▶ [Requirements]:
Gather, from the data below, each line in which the word "draw" occurs.

** start of Data **

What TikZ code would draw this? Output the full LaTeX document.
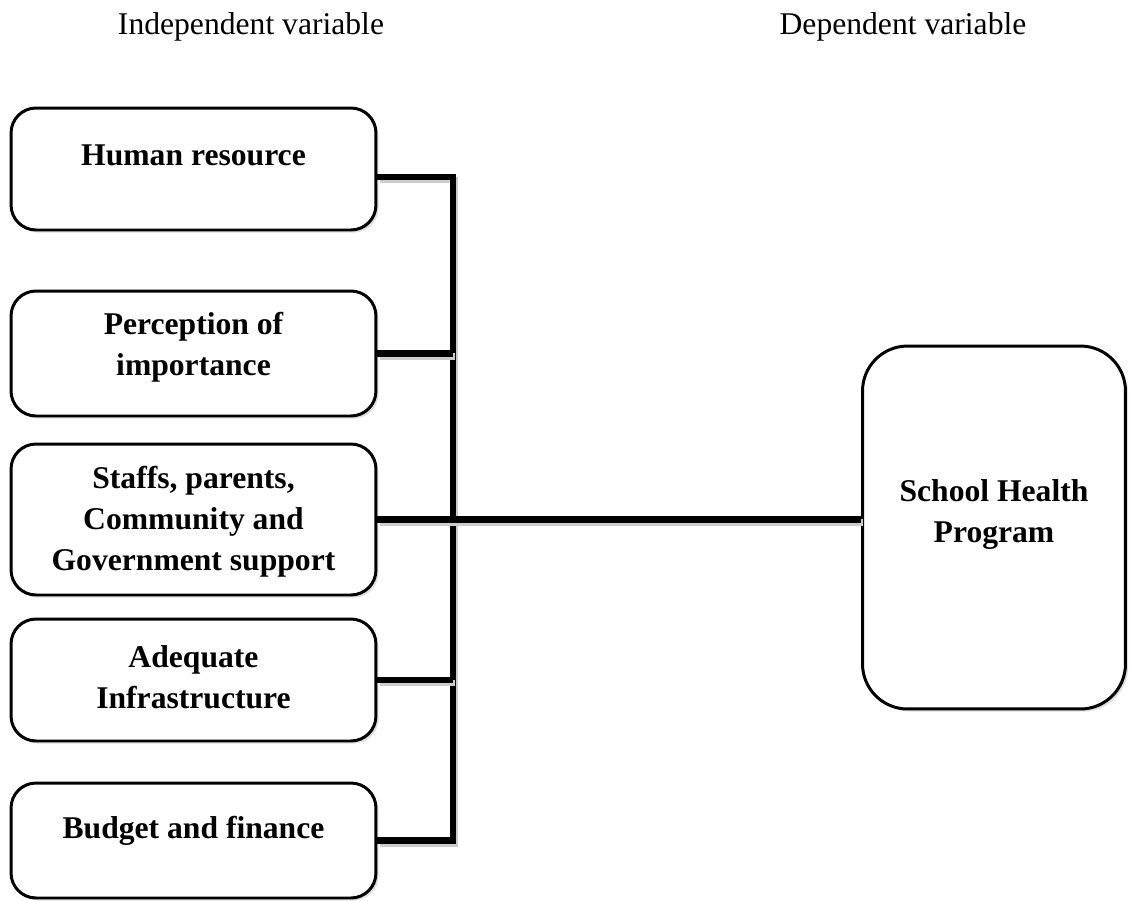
\documentclass[tikz,border=0pt]{standalone}
\usepackage{fontspec}
\setmainfont{Liberation Serif}
\usetikzlibrary{shadows,calc}

\tikzset{
  factor/.style={draw, line width=1.7pt, rounded corners=0.5cm, fill=white,
    minimum width=7.3cm,
    drop shadow={opacity=0.25, shadow xshift=1.5pt, shadow yshift=-1.5pt}},
  outcome/.style={factor, rounded corners=0.9cm, minimum width=5.26cm, minimum height=7.26cm},
  boxtext/.style={align=center, font=\fontsize{18}{23.3}\selectfont\bfseries},
  head/.style={font=\fontsize{18}{22}\selectfont},
  link/.style={line width=3.7pt, line join=miter,
    preaction={draw, black!20, line width=3.7pt, transform canvas={shift={(1.2pt,-1.8pt)}}}}
}

\begin{document}
\begin{tikzpicture}[x=0.02cm, y=-0.02cm]
  \useasboundingbox (0,0) rectangle (1129,900);

  % headings
  \node[head] (iv) at (251,27) {Independent variable};
  \node[head] (dv) at (903,27) {Dependent variable};

  % independent variables
  \node[factor, minimum height=2.44cm] (hr) at (193.5,169) {};
  \node[boxtext] (hrt) at ($(hr)+(0,-14)$) {Human resource};
  \node[factor, minimum height=2.5cm] (pi) at (193.5,353.5) {};
  \node[boxtext] (pit) at ($(pi)+(0,-6)$) {Perception of\\importance};
  \node[factor, minimum height=3.02cm] (sp) at (193.5,519.5) {};
  \node[boxtext] (spt) at ($(sp)+(0,2)$) {Staffs, parents,\\Community and\\Government support};
  \node[factor, minimum height=2.44cm] (ai) at (193.5,680) {};
  \node[boxtext] (ait) at ($(ai)+(0,-3)$) {Adequate\\Infrastructure};
  \node[factor, minimum height=2.3cm] (bf) at (193.5,840.5) {};
  \node[boxtext] (bft) at ($(bf)+(0,-10)$) {Budget and finance};

  % dependent variable
  \node[outcome] (sh) at (994,527.5) {};
  \node[boxtext] (sht) at ($(sh)+(0,-13)$) {School Health\\Program};

  % connectors
  \coordinate (bus) at (453,500);
  \draw[link] ($(hr.east)+(0,8)$) -| (bus) |- (bf.east);
  \draw[link] (pi.east) -- (pi.east -| bus);
  \draw[link] (sp.east) -- (sp.east -| sh.west);
  \draw[link] (ai.east) -- (ai.east -| bus);
\end{tikzpicture}
\end{document}
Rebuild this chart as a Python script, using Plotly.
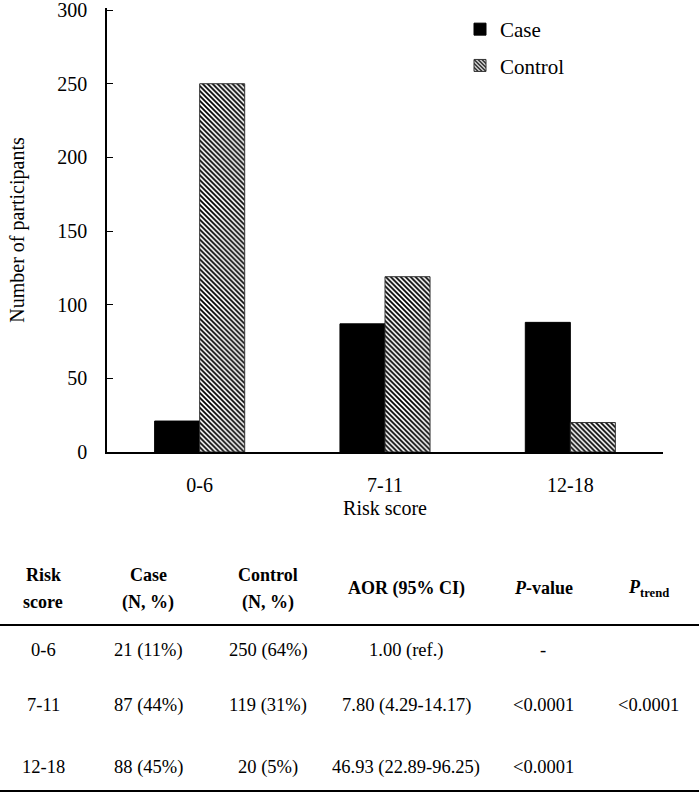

** end of Data **

▶ [Result below]:
What TikZ code would draw this? Output the full LaTeX document.
  factor/.style={draw, line width=1.7pt, rounded corners=0.5cm, fill=white,
    preaction={draw, black!20, line width=3.7pt, transform canvas={shift={(1.2pt,-1.8pt)}}}}
  \draw[link] ($(hr.east)+(0,8)$) -| (bus) |- (bf.east);
  \draw[link] (pi.east) -- (pi.east -| bus);
  \draw[link] (sp.east) -- (sp.east -| sh.west);
  \draw[link] (ai.east) -- (ai.east -| bus);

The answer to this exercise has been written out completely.